Hierarchical Containers of Intelligence
What these two concepts (memetics and insect colony hive mind) led me to consider was that any collection of neurons can form a capacity to host information and conscious capability; and that any collection of organisms hosting their own cluster of neurons can form a physically disconnected but observably connected container for information and conscious capability. This led to the idea that the foundational building blocks of consciousness (cells, neurons, organisms, colonies, collectives, species, biomes) all form a hierarchy of interrelated and intertwined consciousness.
This deserves to be unpacked a bit. Working top down, this would mean that the following could be true:
- single cell organisms demonstrate skill and knowledge (albeit simplistic and survival based)
- neuron cells seem to be specifically designed to contain knowledge (or more accurately, opinions)
- organisms / animals demonstrate skills and knowledge
- colonies like ant colonies, bee hives and locust groups demonstrate group-think, group coordination and could be said to demonstrate knowledge and skills as a colony collective. (similarly, isolated villages of humans or primates demonstrate as colonies)
- collectives like forest prey (birds, rodents, herd animals) alert one another of predator threats and demonstrate a kind of symbiotic coordination as a collective of “prey”. (Similarly, human cohorts like Gen-X, Millennials or ethnic minority/majority groups operate as collectives).
- species evolve and pass on ancestral skills and knowledge at the instinctual level (“a priori knowledge”), whether by DNA or some other unknown phenomenon.
Following this example of a hierarchical structure of clusters of intelligence containers from single-cell all the way to planet-wide levels allows us to contemplate consciousness beyond individual human consciousness. The old “I think, therefore I am” level of contemplation of consciousness pales in comparison. For millennia, human kind has contemplated our own brilliance and compared other individual animal species with our own individual computational power. We are superior, just ask one of us. What if we are just a minor link in a chain of intelligence of ever expanding structures. Similar to the idea that a self-aware skin cell becomes engrossed in considering it’s own superior intelligence to that of a red blood cell, without realizing that the human organism to which they both belong is truly an unfathomable super-intelligence by contrast. Could mankind be a collection of self-absorbed skin cells contemplating our own genius, while missing the point that we are but components in a greater and unfathomable super-intelligence?

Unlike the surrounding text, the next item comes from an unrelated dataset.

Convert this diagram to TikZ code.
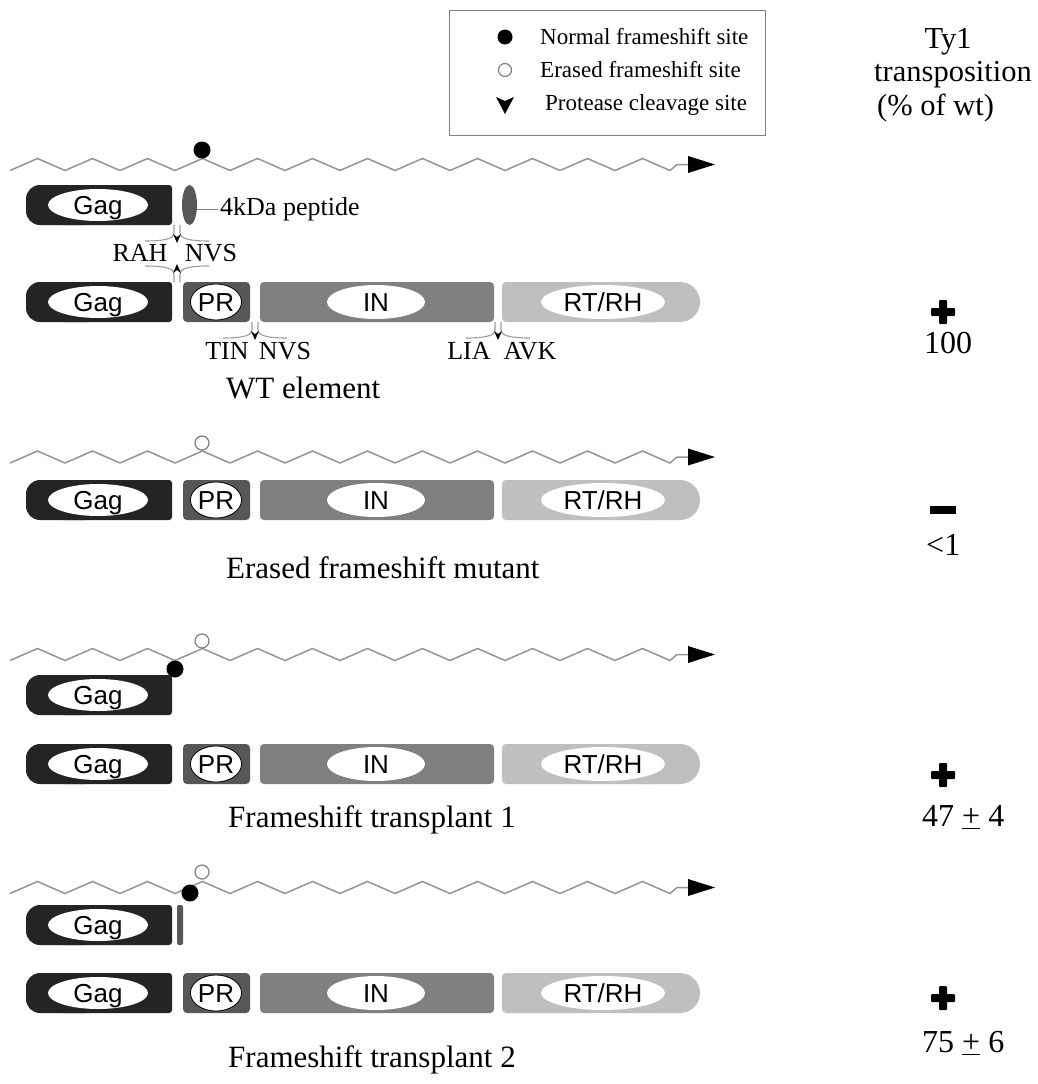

This is not (yet) an article exploring the nature of God or spirit of the universe. But that’s a fun exploration for another day. It is a foundational idea to hold onto as we contemplate the nature of an AGI that is of super-intelligent capability, and how consciousness works in the observable world. We shall stay focussed on AGI (despite my strong urge to fork off into 5 other fun directions).
What’s Next?
If I believe that a phenomenon of collective consciousness is observable, I must wonder what the benefits and effects might be. The obvious topics to explore next include intuition, inspiration, sleeping dreams, trance visions, and the role of the subconscious in each of these. Perhaps I will explore these in upcoming posts.